Task to carry out. Print, word for word, every line from the beginning of the listing up to and including the line with "603, 603, 604];". Pictures are to be excluded.
***
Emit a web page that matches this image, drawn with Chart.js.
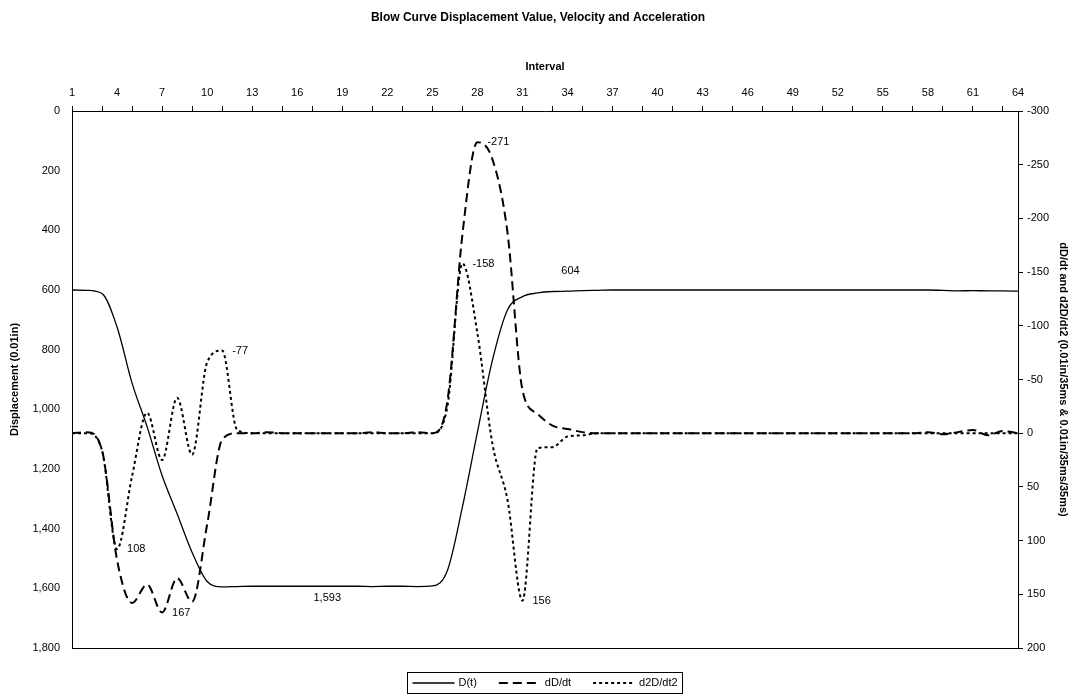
<!DOCTYPE html>
<html lang="en">
<head>
    <meta charset="UTF-8">
    <title>Blow Curve Displacement Value, Velocity and Acceleration</title>
    <script src="https://cdn.jsdelivr.net/npm/chart.js"></script>
    <style>
        html, body {
            margin: 0;
            padding: 0;
            background: #ffffff;
        }
    </style>
</head>
<body>
    <canvas id="blowChart" width="1076" height="696"></canvas>

    <script>
        const intervals = ["1", "2", "3", "4", "5", "6", "7", "8", "9", "10", "11", "12", "13", "14", "15", "16",
            "17", "18", "19", "20", "21", "22", "23", "24", "25", "26", "27", "28", "29", "30", "31", "32",
            "33", "34", "35", "36", "37", "38", "39", "40", "41", "42", "43", "44", "45", "46", "47", "48",
            "49", "50", "51", "52", "53", "54", "55", "56", "57", "58", "59", "60", "61", "62", "63", "64"];

        // D(t), 0.01in (left axis, reversed)
        const displacement = [600, 601, 612, 724, 912, 1058, 1222, 1350, 1480, 1577, 1595, 1594, 1593, 1593, 1593, 1593,
            1593, 1593, 1593, 1593, 1594, 1593, 1593, 1594, 1592, 1540, 1327, 1076, 835, 667, 622, 610,
            605, 604, 602, 601, 600, 600, 600, 600, 600, 600, 600, 600, 600, 600, 600, 600,
            600, 600, 600, 600, 600, 600, 600, 600, 600, 600, 601, 603, 602, 603, 603, 604];

        // dD/dt (right axis, reversed)
        const velocity = [0, -1, 16, 118, 158, 141, 167, 135, 157, 85, 6, 0, 0, -1, 0, 0,
            0, 0, 0, 0, -1, 0, 0, -1, 0, -30, -185, -271, -255, -187, -40, -18,
            -7, -4, -1, 0, 0, 0, 0, 0, 0, 0, 0, 0, 0, 0, 0, 0,
            0, 0, 0, 0, 0, 0, 0, 0, 0, -1, 1, -1, -3, 2, -2, 0];

        // d2D/dt2 (right axis, reversed)
        const acceleration = [0, 0, 16, 108, 40, -19, 25, -33, 20, -66, -77, -3, 0, 0, 0, 0,
            0, 0, 0, 0, 0, 0, 0, 0, 0, -25, -158, -93, 10, 62, 156, 14,
            13, 3, 2, 0, 0, 0, 0, 0, 0, 0, 0, 0, 0, 0, 0, 0,
            0, 0, 0, 0, 0, 0, 0, 0, 0, 0, 0, 0, 0, 0, 0, 0];

        const leftTicks = [0, 200, 400, 600, 800, 1000, 1200, 1400, 1600, 1800];
        const rightTicks = [-300, -250, -200, -150, -100, -50, 0, 50, 100, 150, 200];

        // which points carry a value label: [dataset, index, placement]
        const valueLabels = [
            [0, 17, 'below'], [0, 33, 'above'],
            [1, 6, 'right'], [1, 27, 'right'],
            [2, 3, 'right'], [2, 10, 'right'], [2, 26, 'right'], [2, 30, 'right']
        ];

        const FONT = "'Liberation Sans', Arial, sans-serif";
        Chart.defaults.font.family = FONT;
        Chart.defaults.color = '#000';

        const extras = {
            id: 'extras',
            afterDatasetsDraw(chart) {
                const c = chart.ctx;
                const area = chart.chartArea;
                c.save();
                // bottom frame line
                c.strokeStyle = '#000';
                c.lineWidth = 1;
                c.beginPath();
                c.moveTo(area.left, Math.round(area.bottom) + 0.5);
                c.lineTo(area.right, Math.round(area.bottom) + 0.5);
                c.stroke();

                // value labels
                c.font = '11px ' + FONT;
                c.fillStyle = '#000';
                valueLabels.forEach(([ds, idx, place]) => {
                    const pt = chart.getDatasetMeta(ds).data[idx];
                    const val = chart.data.datasets[ds].data[idx];
                    const txt = val.toLocaleString('en-US');
                    c.textBaseline = 'middle';
                    if (place === 'right') {
                        c.textAlign = 'left';
                        c.fillText(txt, pt.x + 10, pt.y);
                    } else if (place === 'below') {
                        c.textAlign = 'center';
                        c.fillText(txt, pt.x, pt.y + 12);
                    } else {
                        c.textAlign = 'center';
                        c.fillText(txt, pt.x + 3, pt.y - 20);
                    }
                });

                // legend with box
                const lineLen = 42, gapText = 4, gapItem = 22, pad = 5;
                const items = chart.data.datasets.map(d => ({ d, w: c.measureText(d.label).width }));
                let total = pad * 2;
                items.forEach((it, i) => {
                    total += lineLen + gapText + it.w + (i < items.length - 1 ? gapItem : 0);
                });
                const cx = (area.left + area.right) / 2;
                let x = Math.round(cx - total / 2) + 0.5;
                const top = 672.5, h = 21;
                c.lineWidth = 1;
                c.setLineDash([]);
                c.strokeRect(x, top, Math.round(total), h);
                const midY = top + h / 2;
                x += pad;
                items.forEach(it => {
                    c.save();
                    c.strokeStyle = it.d.borderColor;
                    c.lineWidth = it.d.borderWidth;
                    c.setLineDash(it.d.borderDash || []);
                    c.beginPath();
                    c.moveTo(x, midY);
                    c.lineTo(x + lineLen, midY);
                    c.stroke();
                    c.restore();
                    c.textAlign = 'left';
                    c.textBaseline = 'middle';
                    c.fillText(it.d.label, x + lineLen + gapText, midY);
                    x += lineLen + gapText + it.w + gapItem;
                });
                c.restore();
            }
        };

        const ctx = document.getElementById('blowChart').getContext('2d');
        const blowChart = new Chart(ctx, {
            type: 'line',
            data: {
                labels: intervals,
                datasets: [{
                    label: 'D(t)',
                    data: displacement,
                    yAxisID: 'yD',
                    borderColor: '#000',
                    borderWidth: 1.3,
                    pointRadius: 0,
                    cubicInterpolationMode: 'monotone',
                    fill: false
                }, {
                    label: 'dD/dt',
                    data: velocity,
                    yAxisID: 'yR',
                    borderColor: '#000',
                    borderWidth: 2,
                    borderDash: [9, 5],
                    pointRadius: 0,
                    cubicInterpolationMode: 'monotone',
                    fill: false
                }, {
                    label: 'd2D/dt2',
                    data: acceleration,
                    yAxisID: 'yR',
                    borderColor: '#000',
                    borderWidth: 2,
                    borderDash: [3, 3],
                    pointRadius: 0,
                    cubicInterpolationMode: 'monotone',
                    fill: false
                }]
            },
            options: {
                responsive: false,
                animation: false,
                layout: { padding: { left: 0, right: 0, top: 0, bottom: 48 } },
                plugins: {
                    legend: { display: false },
                    tooltip: { enabled: false },
                    title: {
                        display: true,
                        text: 'Blow Curve Displacement Value, Velocity and Acceleration',
                        font: { size: 12, weight: 'bold' },
                        color: '#000',
                        padding: { top: 10, bottom: 20 }
                    }
                },
                scales: {
                    x: {
                        type: 'category',
                        position: 'top',
                        offset: false,
                        border: { display: true, color: '#000', width: 1 },
                        grid: {
                            drawOnChartArea: false,
                            drawTicks: true,
                            tickLength: 5,
                            color: (c) => (c.index % 2 === 0 ? '#000' : 'rgba(0,0,0,0)')
                        },
                        ticks: {
                            autoSkip: false,
                            maxRotation: 0,
                            padding: 6,
                            font: { size: 11 },
                            color: '#000',
                            callback: function (val, idx) {
                                return idx % 3 === 0 ? this.getLabelForValue(val) : '';
                            }
                        },
                        title: {
                            display: true,
                            text: 'Interval',
                            font: { size: 11, weight: 'bold' },
                            color: '#000',
                            padding: { top: 16, bottom: 0 }
                        },
                        afterFit: (s) => { s.height = 66.6; }
                    },
                    yD: {
                        position: 'left',
                        reverse: true,
                        min: 0,
                        max: 1800,
                        afterBuildTicks: (s) => { s.ticks = leftTicks.map(v => ({ value: v })); },
                        border: { display: true, color: '#000', width: 1 },
                        grid: { drawOnChartArea: false, drawTicks: false },
                        ticks: {
                            padding: 12,
                            font: { size: 11 },
                            color: '#000',
                            callback: (v) => v.toLocaleString('en-US')
                        },
                        title: {
                            display: true,
                            text: 'Displacement (0.01in)',
                            font: { size: 11, weight: 'bold' },
                            color: '#000',
                            padding: { top: 8, bottom: 0 }
                        },
                        afterFit: (s) => { s.width = 72; }
                    },
                    yR: {
                        position: 'right',
                        reverse: true,
                        min: -300,
                        max: 200,
                        afterBuildTicks: (s) => { s.ticks = rightTicks.map(v => ({ value: v })); },
                        border: { display: true, color: '#000', width: 1 },
                        grid: { drawOnChartArea: false, drawTicks: true, tickLength: 5, color: '#000' },
                        ticks: {
                            padding: 4,
                            font: { size: 11 },
                            color: '#000',
                            callback: (v) => v.toLocaleString('en-US')
                        },
                        title: {
                            display: true,
                            text: 'dD/dt and d2D/dt2 (0.01in/35ms & 0.01in/35ms/35ms)',
                            font: { size: 11, weight: 'bold' },
                            color: '#000',
                            padding: { top: 6, bottom: 0 }
                        },
                        afterFit: (s) => { s.width = 58; }
                    }
                }
            },
            plugins: [extras]
        });
    </script>
</body>
</html>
***
Result of this exercise.
Emit a web page that matches this image, drawn with Chart.js.
<!DOCTYPE html>
<html lang="en">
<head>
    <meta charset="UTF-8">
    <title>Blow Curve Displacement Value, Velocity and Acceleration</title>
    <script src="https://cdn.jsdelivr.net/npm/chart.js"></script>
    <style>
        html, body {
            margin: 0;
            padding: 0;
            background: #ffffff;
        }
    </style>
</head>
<body>
    <canvas id="blowChart" width="1076" height="696"></canvas>

    <script>
        const intervals = ["1", "2", "3", "4", "5", "6", "7", "8", "9", "10", "11", "12", "13", "14", "15", "16",
            "17", "18", "19", "20", "21", "22", "23", "24", "25", "26", "27", "28", "29", "30", "31", "32",
            "33", "34", "35", "36", "37", "38", "39", "40", "41", "42", "43", "44", "45", "46", "47", "48",
            "49", "50", "51", "52", "53", "54", "55", "56", "57", "58", "59", "60", "61", "62", "63", "64"];

        // D(t), 0.01in (left axis, reversed)
        const displacement = [600, 601, 612, 724, 912, 1058, 1222, 1350, 1480, 1577, 1595, 1594, 1593, 1593, 1593, 1593,
            1593, 1593, 1593, 1593, 1594, 1593, 1593, 1594, 1592, 1540, 1327, 1076, 835, 667, 622, 610,
            605, 604, 602, 601, 600, 600, 600, 600, 600, 600, 600, 600, 600, 600, 600, 600,
            600, 600, 600, 600, 600, 600, 600, 600, 600, 600, 601, 603, 602, 603, 603, 604];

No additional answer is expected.